Dictionary entry details
Sense 1
Meaning:
A person authorized to conduct religious worship
Classified under:
Nouns denoting people
Synonyms:
curate; minister; minister of religion; parson; pastor; rector
Context example:
clergymen are usually called ministers in Protestant churches
Hypernyms ("pastor" is a kind of...):
clergyman; man of the cloth; reverend (a member of the clergy and a spiritual leader of the Christian Church)

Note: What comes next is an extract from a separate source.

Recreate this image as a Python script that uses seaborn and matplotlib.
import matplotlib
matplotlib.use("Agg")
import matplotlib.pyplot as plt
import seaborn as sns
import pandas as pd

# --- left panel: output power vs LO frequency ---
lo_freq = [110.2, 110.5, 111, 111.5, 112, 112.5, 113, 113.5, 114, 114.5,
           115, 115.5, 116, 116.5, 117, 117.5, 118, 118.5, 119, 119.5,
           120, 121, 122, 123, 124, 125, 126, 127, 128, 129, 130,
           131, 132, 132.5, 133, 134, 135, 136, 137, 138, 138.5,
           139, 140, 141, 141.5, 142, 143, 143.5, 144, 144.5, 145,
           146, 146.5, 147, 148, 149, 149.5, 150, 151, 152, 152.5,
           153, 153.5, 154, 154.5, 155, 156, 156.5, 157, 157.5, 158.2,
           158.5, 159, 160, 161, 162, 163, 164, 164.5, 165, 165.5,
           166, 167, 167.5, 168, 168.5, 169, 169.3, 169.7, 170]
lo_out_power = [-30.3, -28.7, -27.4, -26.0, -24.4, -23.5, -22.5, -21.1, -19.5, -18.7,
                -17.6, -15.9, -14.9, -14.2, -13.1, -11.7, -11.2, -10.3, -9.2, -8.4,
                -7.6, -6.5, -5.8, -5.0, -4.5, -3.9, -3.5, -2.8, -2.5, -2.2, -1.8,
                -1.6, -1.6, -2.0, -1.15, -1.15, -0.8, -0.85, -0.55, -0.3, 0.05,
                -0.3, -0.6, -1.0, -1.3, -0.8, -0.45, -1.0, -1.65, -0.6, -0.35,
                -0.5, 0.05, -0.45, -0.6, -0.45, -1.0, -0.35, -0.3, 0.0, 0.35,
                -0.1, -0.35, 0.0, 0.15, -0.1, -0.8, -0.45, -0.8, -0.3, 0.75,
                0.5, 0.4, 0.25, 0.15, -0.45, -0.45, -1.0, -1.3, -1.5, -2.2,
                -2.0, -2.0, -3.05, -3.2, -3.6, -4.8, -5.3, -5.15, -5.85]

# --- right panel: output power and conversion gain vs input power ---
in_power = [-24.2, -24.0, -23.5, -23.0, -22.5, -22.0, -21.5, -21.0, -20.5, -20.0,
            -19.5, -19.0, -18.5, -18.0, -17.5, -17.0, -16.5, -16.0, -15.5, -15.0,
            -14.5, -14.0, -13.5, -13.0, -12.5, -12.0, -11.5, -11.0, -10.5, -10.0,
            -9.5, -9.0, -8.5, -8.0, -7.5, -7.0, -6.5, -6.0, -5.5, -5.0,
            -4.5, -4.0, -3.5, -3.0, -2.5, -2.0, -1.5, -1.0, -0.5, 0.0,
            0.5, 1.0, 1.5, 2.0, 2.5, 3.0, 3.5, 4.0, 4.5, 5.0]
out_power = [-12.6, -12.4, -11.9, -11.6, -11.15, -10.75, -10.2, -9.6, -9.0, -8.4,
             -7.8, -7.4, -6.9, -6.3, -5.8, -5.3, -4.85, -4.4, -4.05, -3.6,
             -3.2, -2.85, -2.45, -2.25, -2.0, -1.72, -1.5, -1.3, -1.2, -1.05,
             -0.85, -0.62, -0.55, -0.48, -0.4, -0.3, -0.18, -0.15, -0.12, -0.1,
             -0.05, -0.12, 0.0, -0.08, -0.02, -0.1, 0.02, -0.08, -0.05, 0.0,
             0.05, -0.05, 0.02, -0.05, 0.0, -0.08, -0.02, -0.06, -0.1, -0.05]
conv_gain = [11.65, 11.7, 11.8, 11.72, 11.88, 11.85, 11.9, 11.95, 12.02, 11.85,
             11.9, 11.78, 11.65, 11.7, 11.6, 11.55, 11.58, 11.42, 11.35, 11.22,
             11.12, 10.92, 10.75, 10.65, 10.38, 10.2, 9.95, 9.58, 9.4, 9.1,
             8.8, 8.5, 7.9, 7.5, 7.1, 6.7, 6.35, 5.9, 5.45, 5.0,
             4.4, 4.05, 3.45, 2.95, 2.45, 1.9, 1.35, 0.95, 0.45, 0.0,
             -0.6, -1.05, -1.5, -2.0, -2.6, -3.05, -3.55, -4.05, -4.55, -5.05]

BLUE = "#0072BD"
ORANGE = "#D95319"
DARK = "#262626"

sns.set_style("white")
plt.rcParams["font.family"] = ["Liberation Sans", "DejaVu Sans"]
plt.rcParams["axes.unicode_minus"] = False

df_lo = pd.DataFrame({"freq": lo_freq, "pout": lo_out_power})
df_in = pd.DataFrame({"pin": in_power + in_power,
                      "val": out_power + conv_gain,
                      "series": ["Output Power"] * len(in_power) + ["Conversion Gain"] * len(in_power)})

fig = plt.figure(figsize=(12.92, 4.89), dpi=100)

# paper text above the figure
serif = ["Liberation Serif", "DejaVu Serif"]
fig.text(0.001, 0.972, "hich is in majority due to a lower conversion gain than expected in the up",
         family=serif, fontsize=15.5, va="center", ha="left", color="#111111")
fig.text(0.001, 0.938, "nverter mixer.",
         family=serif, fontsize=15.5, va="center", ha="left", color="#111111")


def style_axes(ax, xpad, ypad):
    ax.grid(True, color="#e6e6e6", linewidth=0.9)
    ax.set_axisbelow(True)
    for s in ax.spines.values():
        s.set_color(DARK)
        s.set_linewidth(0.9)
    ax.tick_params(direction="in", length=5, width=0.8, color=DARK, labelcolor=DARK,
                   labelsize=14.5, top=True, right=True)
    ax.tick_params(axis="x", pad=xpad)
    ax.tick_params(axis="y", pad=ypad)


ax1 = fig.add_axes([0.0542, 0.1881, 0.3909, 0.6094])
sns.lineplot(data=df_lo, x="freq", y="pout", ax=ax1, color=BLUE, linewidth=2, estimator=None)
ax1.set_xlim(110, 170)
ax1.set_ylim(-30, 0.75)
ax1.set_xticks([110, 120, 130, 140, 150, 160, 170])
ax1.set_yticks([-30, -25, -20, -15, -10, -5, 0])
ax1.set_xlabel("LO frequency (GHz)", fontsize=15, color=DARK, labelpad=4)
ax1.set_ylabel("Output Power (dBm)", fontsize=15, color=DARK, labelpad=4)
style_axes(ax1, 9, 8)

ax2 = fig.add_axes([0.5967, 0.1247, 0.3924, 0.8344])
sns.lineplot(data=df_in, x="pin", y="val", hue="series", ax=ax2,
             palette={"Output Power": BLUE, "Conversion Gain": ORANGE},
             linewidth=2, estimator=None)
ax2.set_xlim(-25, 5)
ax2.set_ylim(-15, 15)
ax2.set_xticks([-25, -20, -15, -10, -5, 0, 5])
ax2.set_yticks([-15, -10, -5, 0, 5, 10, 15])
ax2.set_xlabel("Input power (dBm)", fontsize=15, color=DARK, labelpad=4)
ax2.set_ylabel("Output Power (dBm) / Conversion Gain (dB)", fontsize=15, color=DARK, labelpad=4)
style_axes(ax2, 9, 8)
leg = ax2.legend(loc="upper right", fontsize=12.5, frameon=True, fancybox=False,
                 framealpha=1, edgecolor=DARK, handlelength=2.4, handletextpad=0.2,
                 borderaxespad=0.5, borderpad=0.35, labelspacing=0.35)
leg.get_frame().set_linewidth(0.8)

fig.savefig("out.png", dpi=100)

Hyponyms (each of the following is a kind of "pastor"):
ministrant (someone who serves as a minister)
Derivation:
pastoral (of or relating to a pastor)
pastorship (the position of pastor)
Sense 2
Meaning:
Only the rose-colored starlings; in some classifications considered a separate genus
Classified under:
Nouns denoting animals
Synonyms:
Pastor; subgenus Pastor
Hypernyms ("Pastor" is a kind of...):
bird genus (a genus of birds)
Meronyms (members of "Pastor"):
Pastor roseus; Pastor sturnus; rose-colored pastor; rose-colored starling (glossy black bird with pink back and abdomen; chiefly Asian)

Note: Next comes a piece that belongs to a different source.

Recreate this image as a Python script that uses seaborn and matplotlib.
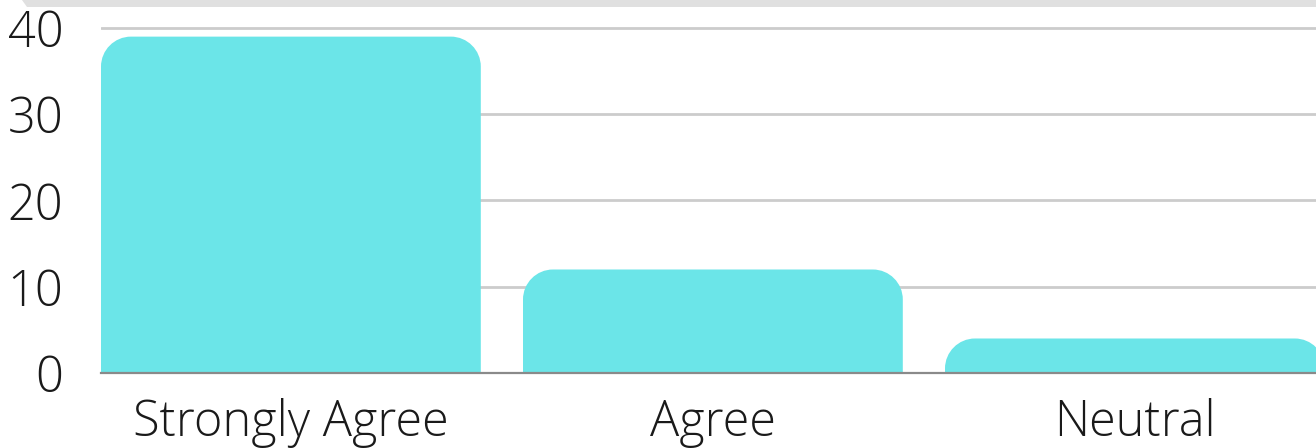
import matplotlib
matplotlib.use("Agg")
import matplotlib.pyplot as plt
import numpy as np
import pandas as pd
import seaborn as sns
from matplotlib.path import Path
from matplotlib.patches import PathPatch, Polygon

# Survey responses
categories = ["Strongly Agree", "Agree", "Neutral"]
responses = [39, 12, 4]
y_ticks = [0, 10, 20, 30, 40]

BAR_COLOR = "#6be5e8"
W, H = 1316, 448
Y_MAX = 41
PX_PER_UNIT = 8.625
PX_PER_CAT = 422
AX_LEFT = 101
AX_W = W - AX_LEFT

sns.set_theme(style="white")
plt.rcParams["font.family"] = ["Open Sans", "DejaVu Sans"]
plt.rcParams["font.weight"] = "light"

fig = plt.figure(figsize=(W / 100, H / 100), dpi=100)
ax_h = Y_MAX * PX_PER_UNIT
ax = fig.add_axes([AX_LEFT / W, 75 / H, AX_W / W, ax_h / H])

df = pd.DataFrame({"category": categories, "responses": responses})
sns.barplot(data=df, x="category", y="responses", color=BAR_COLOR,
            width=0.9, saturation=1, ax=ax, zorder=2)

ax.set_xlim(-0.45, -0.45 + AX_W / PX_PER_CAT)
ax.set_ylim(0, Y_MAX)

# Rounded top corners on each bar
rx = 30 / PX_PER_CAT
ry = 30 / PX_PER_UNIT
k = 0.5523
for p in list(ax.patches):
    x0, y0 = p.get_x(), p.get_y()
    x1, y1 = x0 + p.get_width(), y0 + p.get_height()
    verts = [
        (x0, y0), (x0, y1 - ry),
        (x0, y1 - ry + k * ry), (x0 + rx - k * rx, y1), (x0 + rx, y1),
        (x1 - rx, y1),
        (x1 - rx + k * rx, y1), (x1, y1 - ry + k * ry), (x1, y1 - ry),
        (x1, y0), (x0, y0),
    ]
    codes = [Path.MOVETO, Path.LINETO,
             Path.CURVE4, Path.CURVE4, Path.CURVE4,
             Path.LINETO,
             Path.CURVE4, Path.CURVE4, Path.CURVE4,
             Path.LINETO, Path.CLOSEPOLY]
    p.remove()
    ax.add_patch(PathPatch(Path(verts, codes), facecolor=BAR_COLOR,
                           edgecolor="none", zorder=2))

# Grid and baseline
ax.set_yticks(y_ticks)
ax.yaxis.grid(True, color="#cccccc", linewidth=2, zorder=0)
ax.set_axisbelow(True)
for s in ["top", "right", "left"]:
    ax.spines[s].set_visible(False)
ax.spines["bottom"].set_color("#8a8a8a")
ax.spines["bottom"].set_linewidth(1.6)
ax.spines["bottom"].set_zorder(3)

ax.set_xlabel("")
ax.set_ylabel("")
ax.tick_params(axis="y", length=0, labelsize=35, pad=27, labelcolor="#1a1a1a")
ax.tick_params(axis="x", length=0, labelsize=35, pad=18, labelcolor="#1a1a1a")

# Header strip along the top edge
fig.patches.append(Polygon([(22 / W, 1.0), (1.0, 1.0), (1.0, 1 - 7 / H), (27 / W, 1 - 7 / H)],
                           closed=True, transform=fig.transFigure,
                           facecolor="#e0e0e0", edgecolor="none"))

fig.savefig("out.png", dpi=100)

Holonyms ("Pastor" is a member of...):
genus Sturnus; Sturnus (type genus of the Sturnidae: common starlings)
Context examples
Keenly, I fear, did the eye of the visitress pierce the young pastor's heart.
(Jane Eyre, by Charlotte Brontë)
But this description, I confess, does by no means affect the British nation, who may be an example to the whole world for their wisdom, care, and justice in planting colonies; their liberal endowments for the advancement of religion and learning; their choice of devout and able pastors to propagate Christianity; their caution in stocking their provinces with people of sober lives and conversations from this the mother kingdom; their strict regard to the distribution of justice, in supplying the civil administration through all their colonies with officers of the greatest abilities, utter strangers to corruption; and, to crown all, by sending the most vigilant and virtuous governors, who have no other views than the happiness of the people over whom they preside, and the honour of the king their master.
(Gulliver's Travels into several remote nations of the world, by Jonathan Swift)
I am little better than a devil at this moment; and, as my pastor there would tell me, deserve no doubt the sternest judgments of God, even to the quenchless fire and deathless worm.
(Jane Eyre, by Charlotte Brontë)
He had spoken earnestly, mildly: his look was not, indeed, that of a lover beholding his mistress, but it was that of a pastor recalling his wandering sheep—or better, of a guardian angel watching the soul for which he is responsible.